__Exercise requirements__: Go through the listing and set it down exactly, leaving out its pictures.
* START Given information *
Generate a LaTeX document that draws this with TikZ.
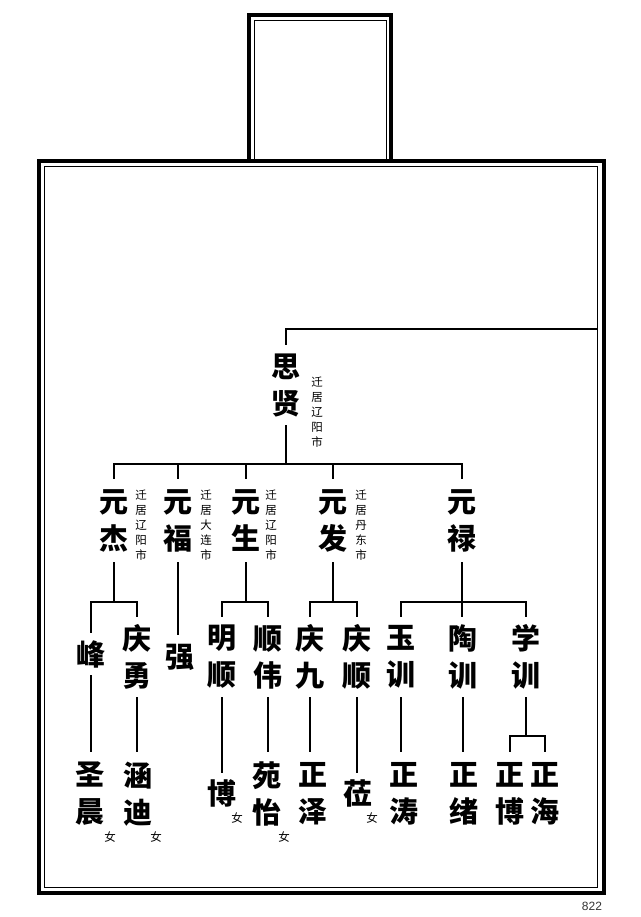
\documentclass[tikz,border=0pt]{standalone}
\usepackage{fontspec}
\newfontfamily\cjk{Noto Sans CJK SC}
\newfontfamily\numfont{Liberation Sans}
\begin{document}
\begin{tikzpicture}[x=1pt,y=-1pt,
  nm/.style={inner sep=0pt, align=center, font=\cjk\bfseries\fontsize{29}{37}\selectfont},
  ann/.style={inner sep=0pt, align=center, font=\cjk\fontsize{11.5}{15}\selectfont},
  fem/.style={inner sep=0pt, font=\cjk\fontsize{11.5}{11.5}\selectfont},
  ln/.style={line width=1.1pt},
  thickframe/.style={line width=4pt},
  thinframe/.style={line width=1pt}]
\useasboundingbox (0,0) rectangle (640,917);
% frames
\draw[thickframe] (39,161.5) rectangle (603.5,893);
\draw[thinframe] (44,167) rectangle (597.5,887.5);
\draw[thickframe] (249,161.5) |- (390.5,15) -- (390.5,161.5);
\draw[thinframe] (254.5,161.5) |- (386,20.5) -- (386,161.5);
% root
\node[nm, minimum height=80pt] (sx) at (286,385) {思\\贤};
\node[ann] (sxa) at (317,412) {迁\\居\\辽\\阳\\市};
\coordinate (edge) at (597.5,329);
\draw[ln] (sx.north) |- (edge);
% row 2
\node[nm, minimum height=83pt] (yj) at (114,520.5) {元\\杰};
\node[ann] (yja) at (141,525) {迁\\居\\辽\\阳\\市};
\node[nm, minimum height=83pt] (yf) at (178,520.5) {元\\福};
\node[ann] (yfa) at (206,525) {迁\\居\\大\\连\\市};
\node[nm, minimum height=83pt] (ys) at (246,520.5) {元\\生};
\node[ann] (ysa) at (271,525) {迁\\居\\辽\\阳\\市};
\node[nm, minimum height=83pt] (yd) at (333,520.5) {元\\发};
\node[ann] (yda) at (361,525) {迁\\居\\丹\\东\\市};
\node[nm, minimum height=83pt] (yl) at (462,520.5) {元\\禄};
\coordinate (b1) at (286,464);
\draw[ln] (sx.south) -- (b1);
\draw[ln] (yj.north) |- (yl.north |- b1) -- (yl.north);
\foreach \n in {yf,ys,yd} \draw[ln] (\n.north) -- (\n.north |- b1);
% row 3
\coordinate (b2) at (0,602);
\node[nm, minimum height=42pt] (feng) at (91,654) {峰};
\node[nm, minimum height=80pt] (qy) at (137,657) {庆\\勇};
\node[nm, minimum height=44pt] (qiang) at (180,657) {强};
\node[nm, minimum height=80pt] (ms) at (222,657) {明\\顺};
\node[nm, minimum height=80pt] (sw) at (268,657) {顺\\伟};
\node[nm, minimum height=80pt] (qj) at (310,657) {庆\\九};
\node[nm, minimum height=80pt] (qs) at (357,657) {庆\\顺};
\node[nm, minimum height=80pt] (yx) at (401,657) {玉\\训};
\node[nm, minimum height=80pt] (tx) at (463,657) {陶\\训};
\node[nm, minimum height=80pt] (xx) at (526,657) {学\\训};
\draw[ln] (yj.south) -- (yj.south |- b2);
\draw[ln] (feng.north) |- (qy.north |- b2) -- (qy.north);
\draw[ln] (yf.south) -- (yf.south |- qiang.north);
\draw[ln] (ys.south) -- (ys.south |- b2);
\draw[ln] (ms.north) |- (sw.north |- b2) -- (sw.north);
\draw[ln] (yd.south) -- (yd.south |- b2);
\draw[ln] (qj.north) |- (qs.north |- b2) -- (qs.north);
\draw[ln] (yl.south) -- (yl.south |- tx.north);
\draw[ln] (yx.north) |- (xx.north |- b2) -- (xx.north);
% row 4
\node[nm, minimum height=84pt] (sc) at (90,794) {圣\\晨};
\node[nm, minimum height=84pt] (hd) at (138,794) {涵\\迪};
\node[nm, minimum height=40pt] (bo) at (222,793) {博};
\node[nm, minimum height=84pt] (yy) at (267,794) {苑\\怡};
\node[nm, minimum height=84pt] (zz) at (313,794) {正\\泽};
\node[nm, minimum height=40pt] (li) at (358,793) {莅};
\node[nm, minimum height=84pt] (zt) at (404,794) {正\\涛};
\node[nm, minimum height=84pt] (zx) at (464,794) {正\\绪};
\node[nm, minimum height=84pt] (zb) at (510,794) {正\\博};
\node[nm, minimum height=84pt] (zh) at (545,794) {正\\海};
\draw[ln] (feng.south) -- (feng.south |- sc.north);
\draw[ln] (qy.south) -- (qy.south |- hd.north);
\draw[ln] (ms.south) -- (ms.south |- bo.north);
\draw[ln] (sw.south) -- (sw.south |- yy.north);
\draw[ln] (qj.south) -- (qj.south |- zz.north);
\draw[ln] (qs.south) -- (qs.south |- li.north);
\draw[ln] (yx.south) -- (yx.south |- zt.north);
\draw[ln] (tx.south) -- (tx.south |- zx.north);
\coordinate (b3) at (0,736);
\draw[ln] (xx.south) -- (xx.south |- b3);
\draw[ln] (zb.north) |- (zh.north |- b3) -- (zh.north);
% female marks
\node[fem] (f1) at (110,837) {女};
\node[fem] (f2) at (156,837) {女};
\node[fem] (f3) at (237,818) {女};
\node[fem] (f4) at (284,837) {女};
\node[fem] (f5) at (372,818) {女};
% page number
\node[font=\numfont\fontsize{12}{12}\selectfont, text=black!80, inner sep=0pt] (pg) at (592,906) {822};
\end{tikzpicture}
\end{document}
* END Given information *
__Answer to this problem__:
Generate a LaTeX document that draws this with TikZ.
\documentclass[tikz,border=0pt]{standalone}
\usepackage{fontspec}
\newfontfamily\cjk{Noto Sans CJK SC}
\newfontfamily\numfont{Liberation Sans}
\begin{document}
\begin{tikzpicture}[x=1pt,y=-1pt,
  nm/.style={inner sep=0pt, align=center, font=\cjk\bfseries\fontsize{29}{37}\selectfont},
  ann/.style={inner sep=0pt, align=center, font=\cjk\fontsize{11.5}{15}\selectfont},
  fem/.style={inner sep=0pt, font=\cjk\fontsize{11.5}{11.5}\selectfont},
  ln/.style={line width=1.1pt},
  thickframe/.style={line width=4pt},
  thinframe/.style={line width=1pt}]
\useasboundingbox (0,0) rectangle (640,917);
% frames
\draw[thickframe] (39,161.5) rectangle (603.5,893);
\draw[thinframe] (44,167) rectangle (597.5,887.5);
\draw[thickframe] (249,161.5) |- (390.5,15) -- (390.5,161.5);
\draw[thinframe] (254.5,161.5) |- (386,20.5) -- (386,161.5);
% root
\node[nm, minimum height=80pt] (sx) at (286,385) {思\\贤};
\node[ann] (sxa) at (317,412) {迁\\居\\辽\\阳\\市};
\coordinate (edge) at (597.5,329);
\draw[ln] (sx.north) |- (edge);
% row 2
\node[nm, minimum height=83pt] (yj) at (114,520.5) {元\\杰};
\node[ann] (yja) at (141,525) {迁\\居\\辽\\阳\\市};
\node[nm, minimum height=83pt] (yf) at (178,520.5) {元\\福};
\node[ann] (yfa) at (206,525) {迁\\居\\大\\连\\市};
\node[nm, minimum height=83pt] (ys) at (246,520.5) {元\\生};
\node[ann] (ysa) at (271,525) {迁\\居\\辽\\阳\\市};
\node[nm, minimum height=83pt] (yd) at (333,520.5) {元\\发};
\node[ann] (yda) at (361,525) {迁\\居\\丹\\东\\市};
\node[nm, minimum height=83pt] (yl) at (462,520.5) {元\\禄};
\coordinate (b1) at (286,464);
\draw[ln] (sx.south) -- (b1);
\draw[ln] (yj.north) |- (yl.north |- b1) -- (yl.north);
\foreach \n in {yf,ys,yd} \draw[ln] (\n.north) -- (\n.north |- b1);
% row 3
\coordinate (b2) at (0,602);
\node[nm, minimum height=42pt] (feng) at (91,654) {峰};
\node[nm, minimum height=80pt] (qy) at (137,657) {庆\\勇};
\node[nm, minimum height=44pt] (qiang) at (180,657) {强};
\node[nm, minimum height=80pt] (ms) at (222,657) {明\\顺};
\node[nm, minimum height=80pt] (sw) at (268,657) {顺\\伟};
\node[nm, minimum height=80pt] (qj) at (310,657) {庆\\九};
\node[nm, minimum height=80pt] (qs) at (357,657) {庆\\顺};
\node[nm, minimum height=80pt] (yx) at (401,657) {玉\\训};
\node[nm, minimum height=80pt] (tx) at (463,657) {陶\\训};
\node[nm, minimum height=80pt] (xx) at (526,657) {学\\训};
\draw[ln] (yj.south) -- (yj.south |- b2);
\draw[ln] (feng.north) |- (qy.north |- b2) -- (qy.north);
\draw[ln] (yf.south) -- (yf.south |- qiang.north);
\draw[ln] (ys.south) -- (ys.south |- b2);
\draw[ln] (ms.north) |- (sw.north |- b2) -- (sw.north);
\draw[ln] (yd.south) -- (yd.south |- b2);
\draw[ln] (qj.north) |- (qs.north |- b2) -- (qs.north);
\draw[ln] (yl.south) -- (yl.south |- tx.north);
\draw[ln] (yx.north) |- (xx.north |- b2) -- (xx.north);
% row 4
\node[nm, minimum height=84pt] (sc) at (90,794) {圣\\晨};
\node[nm, minimum height=84pt] (hd) at (138,794) {涵\\迪};
\node[nm, minimum height=40pt] (bo) at (222,793) {博};
\node[nm, minimum height=84pt] (yy) at (267,794) {苑\\怡};
\node[nm, minimum height=84pt] (zz) at (313,794) {正\\泽};
\node[nm, minimum height=40pt] (li) at (358,793) {莅};
\node[nm, minimum height=84pt] (zt) at (404,794) {正\\涛};
\node[nm, minimum height=84pt] (zx) at (464,794) {正\\绪};
\node[nm, minimum height=84pt] (zb) at (510,794) {正\\博};
\node[nm, minimum height=84pt] (zh) at (545,794) {正\\海};
\draw[ln] (feng.south) -- (feng.south |- sc.north);
\draw[ln] (qy.south) -- (qy.south |- hd.north);
\draw[ln] (ms.south) -- (ms.south |- bo.north);
\draw[ln] (sw.south) -- (sw.south |- yy.north);
\draw[ln] (qj.south) -- (qj.south |- zz.north);
\draw[ln] (qs.south) -- (qs.south |- li.north);
\draw[ln] (yx.south) -- (yx.south |- zt.north);
\draw[ln] (tx.south) -- (tx.south |- zx.north);
\coordinate (b3) at (0,736);
\draw[ln] (xx.south) -- (xx.south |- b3);
\draw[ln] (zb.north) |- (zh.north |- b3) -- (zh.north);
% female marks
\node[fem] (f1) at (110,837) {女};
\node[fem] (f2) at (156,837) {女};
\node[fem] (f3) at (237,818) {女};
\node[fem] (f4) at (284,837) {女};
\node[fem] (f5) at (372,818) {女};
% page number
\node[font=\numfont\fontsize{12}{12}\selectfont, text=black!80, inner sep=0pt] (pg) at (592,906) {822};
\end{tikzpicture}
\end{document}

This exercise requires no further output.